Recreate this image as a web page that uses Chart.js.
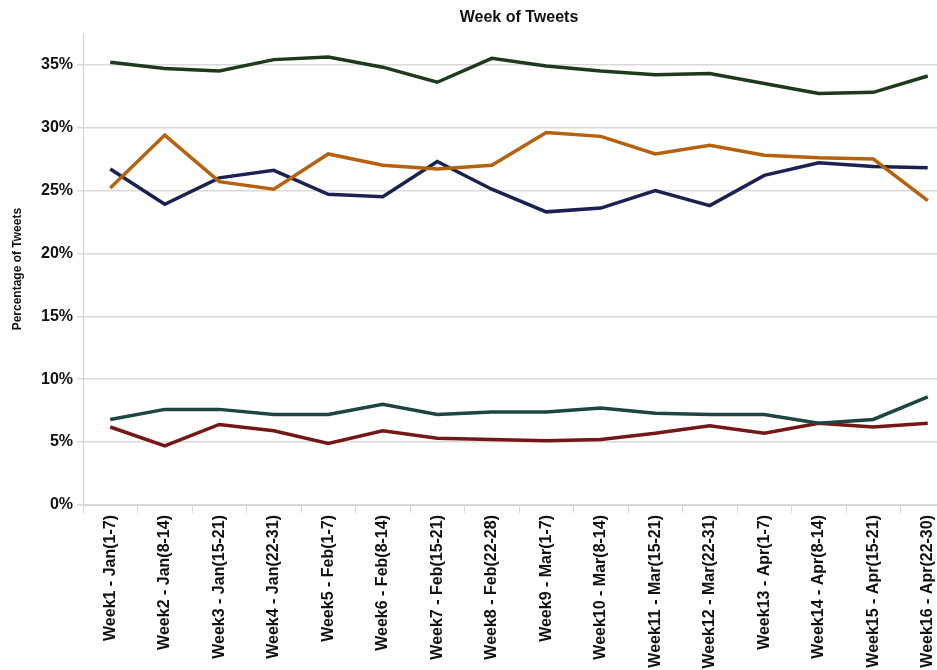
<!DOCTYPE html>
<html>
<head>
<meta charset="utf-8">
<script src="https://cdn.jsdelivr.net/npm/chart.js@4/dist/chart.umd.min.js"></script>
<style>
  html, body { margin: 0; padding: 0; background: #fff; overflow: hidden; }
  #wrap { position: relative; width: 960px; height: 670px; }
</style>
</head>
<body>
<div id="wrap"><canvas id="tweetChart"></canvas></div>
<script>
// Week labels (x axis)
const weeks = [
  'Week1 - Jan(1-7)', 'Week2 - Jan(8-14)', 'Week3 - Jan(15-21)', 'Week4 - Jan(22-31)',
  'Week5 - Feb(1-7)', 'Week6 - Feb(8-14)', 'Week7 - Feb(15-21)', 'Week8 - Feb(22-28)',
  'Week9 - Mar(1-7)', 'Week10 - Mar(8-14)', 'Week11 - Mar(15-21)', 'Week12 - Mar(22-31)',
  'Week13 - Apr(1-7)', 'Week14 - Apr(8-14)', 'Week15 - Apr(15-21)', 'Week16 - Apr(22-30)'
];

// Percentage of tweets per series
const greenSeries  = [35.2, 34.7, 34.5, 35.4, 35.6, 34.8, 33.6, 35.5, 34.9, 34.5, 34.2, 34.3, 33.5, 32.7, 32.8, 34.1];
const orangeSeries = [25.2, 29.4, 25.7, 25.1, 27.9, 27.0, 26.7, 27.0, 29.6, 29.3, 27.9, 28.6, 27.8, 27.6, 27.5, 24.2];
const navySeries   = [26.7, 23.9, 26.0, 26.6, 24.7, 24.5, 27.3, 25.1, 23.3, 23.6, 25.0, 23.8, 26.2, 27.2, 26.9, 26.8];
const tealSeries   = [6.8, 7.6, 7.6, 7.2, 7.2, 8.0, 7.2, 7.4, 7.4, 7.7, 7.3, 7.2, 7.2, 6.5, 6.8, 8.6];
const redSeries    = [6.2, 4.7, 6.4, 5.9, 4.9, 5.9, 5.3, 5.2, 5.1, 5.2, 5.7, 6.3, 5.7, 6.5, 6.2, 6.5];

const yTicks = [0, 5, 10, 15, 20, 25, 30, 35];

function line(data, color) {
  return {
    data: data,
    borderColor: color,
    backgroundColor: color,
    borderWidth: 3.5,
    pointRadius: 0,
    tension: 0,
    fill: false
  };
}

const font = 'Liberation Sans, Arial, sans-serif';

new Chart(document.getElementById('tweetChart'), {
  type: 'line',
  data: {
    labels: weeks,
    datasets: [
      line(greenSeries, '#1e3a1c'),
      line(orangeSeries, '#b5610e'),
      line(navySeries, '#1b2150'),
      line(tealSeries, '#1d4642'),
      line(redSeries, '#741717')
    ]
  },
  options: {
    responsive: true,
    maintainAspectRatio: false,
    animation: false,
    layout: { padding: { top: 0, right: 5, left: 0, bottom: 0 } },
    plugins: {
      legend: { display: false },
      tooltip: { enabled: false },
      title: {
        display: true,
        text: 'Week of Tweets',
        fullSize: false,
        color: '#111',
        font: { family: font, size: 16, weight: 'bold' },
        padding: { top: 8, bottom: 6 }
      }
    },
    scales: {
      x: {
        offset: true,
        afterFit: function (scale) { scale.height = 165; },
        border: { color: '#d0d0d0' },
        grid: { drawOnChartArea: false, drawTicks: true, tickLength: 8, color: '#d6d6d6', offset: true },
        ticks: {
          maxRotation: 90,
          minRotation: 90,
          autoSkip: false,
          color: '#111',
          padding: 2,
          font: { family: font, size: 16, weight: 'bold' }
        }
      },
      y: {
        min: 0,
        max: 37.5,
        afterFit: function (scale) { scale.width = 83; },
        border: { color: '#d0d0d0' },
        afterBuildTicks: function (scale) {
          scale.ticks = yTicks.map(v => ({ value: v }));
        },
        grid: { color: '#dadada', lineWidth: 1.5, tickLength: 6 },
        ticks: {
          color: '#111',
          padding: 4,
          font: { family: font, size: 16, weight: 'bold' },
          callback: v => v + '%'
        },
        title: {
          display: true,
          text: 'Percentage of Tweets',
          color: '#111',
          padding: { top: 10, bottom: 0 },
          font: { family: font, size: 12, weight: 'bold' }
        }
      }
    }
  }
});
</script>
</body>
</html>
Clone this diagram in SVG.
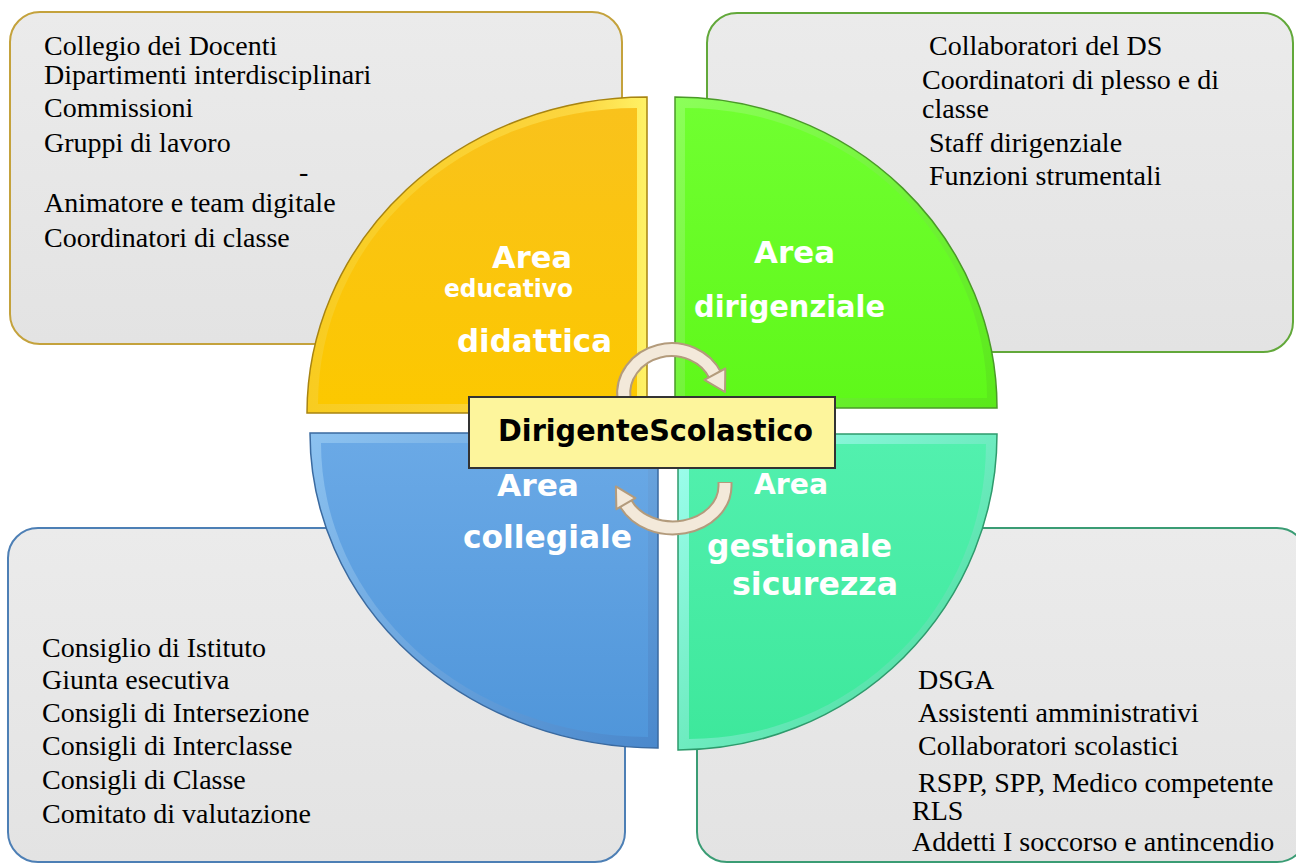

• [Requirement]: Pictures do not belong in the copy. Repeat only the lines from the top of the records through the line containing "const yTicks = [0, 5, 10, 15, 20, 25, 30, 35];".

• [Response to the exercise]:
Recreate this image as a web page that uses Chart.js.
<!DOCTYPE html>
<html>
<head>
<meta charset="utf-8">
<script src="https://cdn.jsdelivr.net/npm/chart.js@4/dist/chart.umd.min.js"></script>
<style>
  html, body { margin: 0; padding: 0; background: #fff; overflow: hidden; }
  #wrap { position: relative; width: 960px; height: 670px; }
</style>
</head>
<body>
<div id="wrap"><canvas id="tweetChart"></canvas></div>
<script>
// Week labels (x axis)
const weeks = [
  'Week1 - Jan(1-7)', 'Week2 - Jan(8-14)', 'Week3 - Jan(15-21)', 'Week4 - Jan(22-31)',
  'Week5 - Feb(1-7)', 'Week6 - Feb(8-14)', 'Week7 - Feb(15-21)', 'Week8 - Feb(22-28)',
  'Week9 - Mar(1-7)', 'Week10 - Mar(8-14)', 'Week11 - Mar(15-21)', 'Week12 - Mar(22-31)',
  'Week13 - Apr(1-7)', 'Week14 - Apr(8-14)', 'Week15 - Apr(15-21)', 'Week16 - Apr(22-30)'
];

// Percentage of tweets per series
const greenSeries  = [35.2, 34.7, 34.5, 35.4, 35.6, 34.8, 33.6, 35.5, 34.9, 34.5, 34.2, 34.3, 33.5, 32.7, 32.8, 34.1];
const orangeSeries = [25.2, 29.4, 25.7, 25.1, 27.9, 27.0, 26.7, 27.0, 29.6, 29.3, 27.9, 28.6, 27.8, 27.6, 27.5, 24.2];
const navySeries   = [26.7, 23.9, 26.0, 26.6, 24.7, 24.5, 27.3, 25.1, 23.3, 23.6, 25.0, 23.8, 26.2, 27.2, 26.9, 26.8];
const tealSeries   = [6.8, 7.6, 7.6, 7.2, 7.2, 8.0, 7.2, 7.4, 7.4, 7.7, 7.3, 7.2, 7.2, 6.5, 6.8, 8.6];
const redSeries    = [6.2, 4.7, 6.4, 5.9, 4.9, 5.9, 5.3, 5.2, 5.1, 5.2, 5.7, 6.3, 5.7, 6.5, 6.2, 6.5];

const yTicks = [0, 5, 10, 15, 20, 25, 30, 35];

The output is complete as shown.